The above strip, from Chris Muir’s DAY BY DAY, has become a bit of a teapot tsunami for political blogospherians who make a living expressing outrage at each other’s statement. To be honest, we weren’t very offended by it—humor is supposed to provoke and shock—but it did solve a mystery for us. One of the conservative blogs we read is Captain’s Quarters, which gives us the latest in Nancy Pelosi’s skullduggery while being run by a decent enough fellow who at least has common sense. But we always wondered what those comics panels at the top of the blog were. It’s nice that comics were getting exposure on a well read site, but the panels didn’t make any sense — they seemed to be excerpts from some longer narrative randomly chosen to be at the top of the page. Now we see it is actually a humorous comic strip, which surprised us. Shaenon Garrity has a go at explaining just why this strip is so poorly constructed.

The dialogue isn’t even trying to be dialogue. Look at the exchange in the first panel. “Is Hillary trying to be black?” “Literally, it’s all she can see.” The question and answer don’t match up. I wish I could say that this was just an oversight on Muir’s part, that he meant to replace the first line with something like, “Does Hillary just see people in terms of race?” and he forgot to make the correction. But almost all Day by Day strips read like they were run through Babelfish a few times. Muir clearly isn’t interested in creating human dialogue, or even building a political argument through his characters’ give and take. He just wants to cram as many Republican talking points–“Hillary is trying to be black,” “Race is all Hillary can see,” “Democrats see people as groups, not individuals”–into the strip as possible, and he honestly doesn’t give a shit whether the result makes any sense as a comic.

Dirk — one of the few publicly conservative comics types — has a go at refuting Garrity’s criticisms but sticks with the political agenda for criticisms of Muir’s strip:

Beyond that, I will merely note that the primary benefit of inflexible, deeply held political beliefs lies in their ability to arrange for you to be right, since they allow you to set the definitions by which you judge the thoughts and conduct of others.

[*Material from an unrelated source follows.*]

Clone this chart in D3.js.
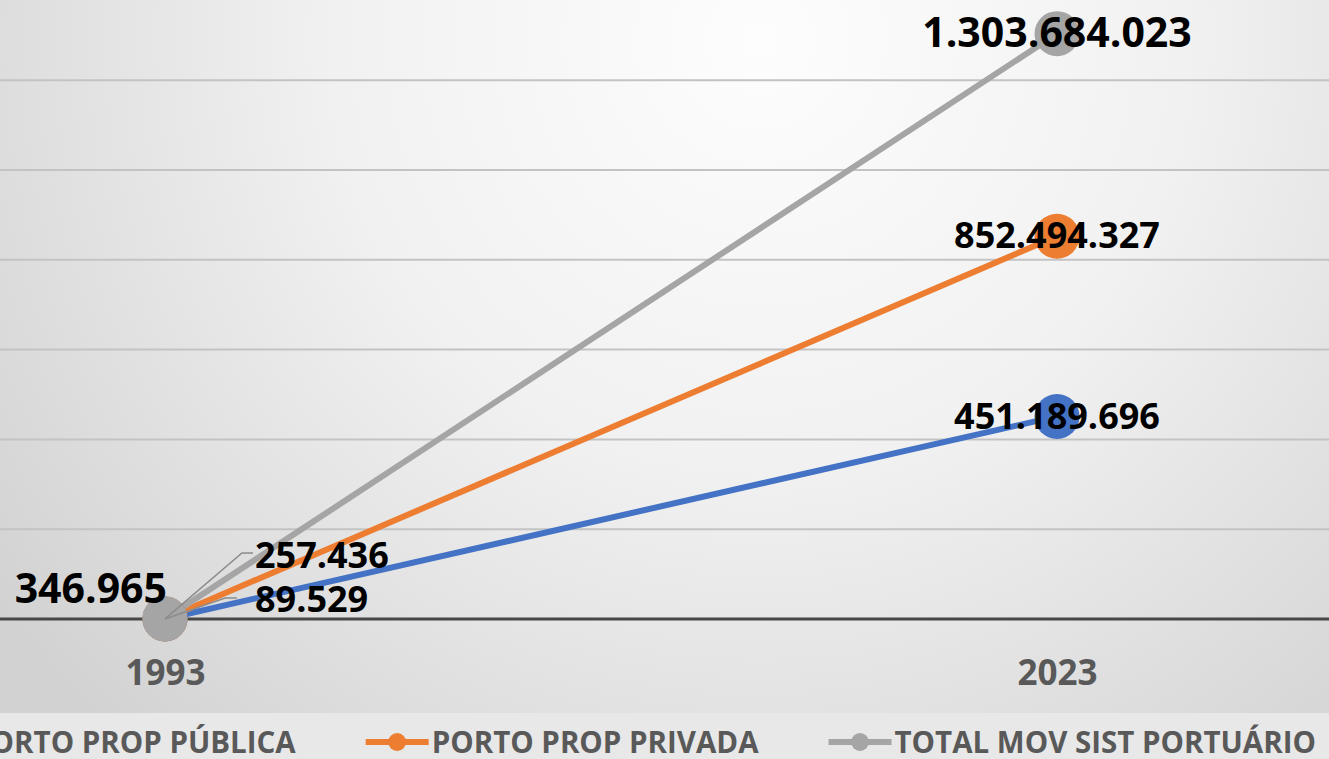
<!DOCTYPE html>
<html>
<head>
<meta charset="utf-8">
<script src="https://cdn.jsdelivr.net/npm/d3@7"></script>
<style>
  html, body { margin: 0; padding: 0; overflow: hidden; background: #e8e8e8; }
  text { font-family: "Open Sans", "DejaVu Sans", sans-serif; font-weight: bold; }
</style>
</head>
<body>
<svg id="chart" width="1329" height="759"></svg>
<script>
// ---- dados ----
const years = ['1993', '2023'];
const seriesNames = ['PORTO PROP PÚBLICA', 'PORTO PROP PRIVADA', 'TOTAL MOV SIST PORTUÁRIO'];
const publica = [89529, 451189696];
const privada = [257436, 852494327];
const total = [346965, 1303684023];
const yTicks = [0, 200000000, 400000000, 600000000, 800000000, 1000000000, 1200000000];

// ---- estilo ----
const colors = ['#4472C4', '#ED7D31', '#A5A5A5'];
const labelSize = [36, 36, 41];
// deslocamento dos rótulos [dx, dy(baseline), anchor] por ponto
const labelPos = [
  [[90, -7, 'start'], [0, 13, 'middle']],
  [[90, -51, 'start'], [0, 12, 'middle']],
  [[2, -16, 'end'], [0, 13.6, 'middle']]
];
// linhas de chamada (1993)
const leaders = [
  [[0, 0], [60, -21], [72, -21]],
  [[0, 0], [77, -66], [88, -66]],
  null
];

const W = 1329, H = 759;
const plot = { left: -281, right: 1503, top: -9.6, bottom: 619 };

const svg = d3.select('#chart');
const fmt = d3.formatLocale({ decimal: ',', thousands: '.', grouping: [3], currency: ['R$', ''] }).format(',d');

const x = d3.scalePoint().domain(years).range([plot.left, plot.right]).padding(0.5);
const y = d3.scaleLinear().domain([0, 1400000000]).range([plot.bottom, plot.top]);

// fundo
const defs = svg.append('defs');
const grad = defs.append('radialGradient')
  .attr('id', 'bg').attr('gradientUnits', 'userSpaceOnUse')
  .attr('cx', 760).attr('cy', 40).attr('r', 950);
grad.append('stop').attr('offset', '0%').attr('stop-color', '#fdfdfd');
grad.append('stop').attr('offset', '45%').attr('stop-color', '#f1f1f1');
grad.append('stop').attr('offset', '100%').attr('stop-color', '#d2d2d2');

svg.append('rect').attr('width', W).attr('height', H).attr('fill', '#e8e8e8');
svg.append('rect').attr('width', W).attr('height', 713).attr('fill', 'url(#bg)');

// grade
svg.append('g')
  .selectAll('line')
  .data(yTicks.filter(d => d > 0))
  .join('line')
  .attr('x1', 0).attr('x2', W)
  .attr('y1', d => y(d)).attr('y2', d => y(d))
  .attr('stroke', '#c3c3c3')
  .attr('stroke-width', 2);

// eixo x
const xAxis = svg.append('g')
  .attr('transform', `translate(0,${y(0)})`)
  .call(d3.axisBottom(x).tickSize(0).tickPadding(0));
xAxis.select('.domain').remove();
xAxis.append('line')
  .attr('x1', 0).attr('x2', W)
  .attr('stroke', '#474747').attr('stroke-width', 3);
xAxis.selectAll('.tick text')
  .attr('dy', null)
  .attr('y', 66)
  .attr('fill', '#595959')
  .style('font-size', '35px');

const series = [publica, privada, total].map((vals, i) => ({
  name: seriesNames[i],
  color: colors[i],
  i,
  points: vals.map((v, j) => ({ year: years[j], value: v, j }))
}));

const line = d3.line().x(d => x(d.year)).y(d => y(d.value));

// linhas
svg.append('g')
  .selectAll('path')
  .data(series)
  .join('path')
  .attr('d', d => line(d.points))
  .attr('fill', 'none')
  .attr('stroke', d => d.color)
  .attr('stroke-width', 6)
  .attr('stroke-linecap', 'round');

// marcadores
svg.append('g')
  .selectAll('g')
  .data(series)
  .join('g')
  .selectAll('circle')
  .data(d => d.points.map(p => ({ ...p, color: d.color })))
  .join('circle')
  .attr('cx', d => x(d.year))
  .attr('cy', d => y(d.value))
  .attr('r', 22.5)
  .attr('fill', d => d.color);

// linhas de chamada
svg.append('g')
  .selectAll('polyline')
  .data(series.filter(s => leaders[s.i]))
  .join('polyline')
  .attr('points', s => {
    const p = s.points[0];
    return leaders[s.i].map(([dx, dy]) => `${x(p.year) + dx},${y(p.value) + dy}`).join(' ');
  })
  .attr('fill', 'none')
  .attr('stroke', '#8c8c8c')
  .attr('stroke-width', 1.5);

// rótulos de dados
svg.append('g')
  .selectAll('g')
  .data(series)
  .join('g')
  .selectAll('text')
  .data(s => s.points.map(p => ({ ...p, i: s.i })))
  .join('text')
  .attr('x', d => x(d.year) + labelPos[d.i][d.j][0])
  .attr('y', d => y(d.value) + labelPos[d.i][d.j][1])
  .attr('text-anchor', d => labelPos[d.i][d.j][2])
  .attr('fill', '#000')
  .style('font-size', d => labelSize[d.i] + 'px')
  .text(d => fmt(d.value));

// legenda
const legY = 742, markLen = 63, gap = 70, txtOff = 3;
const leg = svg.append('g');
const items = leg.selectAll('g')
  .data(series)
  .join('g');
items.append('line')
  .attr('x1', 0).attr('x2', markLen)
  .attr('y1', legY).attr('y2', legY)
  .attr('stroke', d => d.color).attr('stroke-width', 6);
items.append('circle')
  .attr('cx', markLen / 2).attr('cy', legY).attr('r', 9)
  .attr('fill', d => d.color);
items.append('text')
  .attr('x', markLen + txtOff)
  .attr('y', legY + 11)
  .attr('fill', '#595959')
  .style('font-size', '29.5px')
  .text(d => d.name);

const widths = [];
items.each(function () {
  widths.push(markLen + txtOff + d3.select(this).select('text').node().getComputedTextLength());
});
const totalW = d3.sum(widths) + gap * (widths.length - 1);
let cursor = (plot.left + plot.right) / 2 - totalW / 2;
items.attr('transform', (d, k) => {
  const t = `translate(${cursor},0)`;
  cursor += widths[k] + gap;
  return t;
});
</script>
</body>
</html>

Alas, the primary drawback to inflexible, deeply held political beliefs also lies in their ability to arrange for you to be right, since they lead you to see only the definitions by which you judge the thoughts and conduct of others. Either way, I wouldn’t dream of getting between Shaenon Garrity and her definitions.

As for the Captain, Ed Morrisey he wasn’t all that comfortable with that particular strip either.
MEANWHILE, stage left, Tony Auth’s cartoon for the Philadelphia Inquirer equating the votes of five Supreme Court justices to ban partil-birth abortion with their Catholic religion, has come under fire from a wide array of sources, as well. Auth is a Pulitzer Prize winning editorial cartoonist, so no one is questioning his craftsmanship, so the argument stays with the political this:

The four non-Catholic jurists are depicted in Auth’s cartoon without miters, their faces filled with fear. The caption beneath the cartoon read: “Church & State.” Auth’s message to the American public was clear – those five Catholic’s on the nation’s highest bench were in the Vatican’s back pocket. To make his point, Auth pandered to the ignorant and sought to ignite the flames of fear among those who truly believe that Catholics are out to rule Washington from Rome. Just like Imus, Auth had crossed the line.

If Auth had made such a comment about a rabbi or Tel Aviv, he would have been labeled anti-Semitic. If he had made a similar cartoon about Muslims, there would have been picketing in the streets. And if he dared to draw minority groups in such a light, heads would have rolled. But because Auth targeted Catholics, all was fine.

The good news? At least no one in America is rioting over cartoons…yet.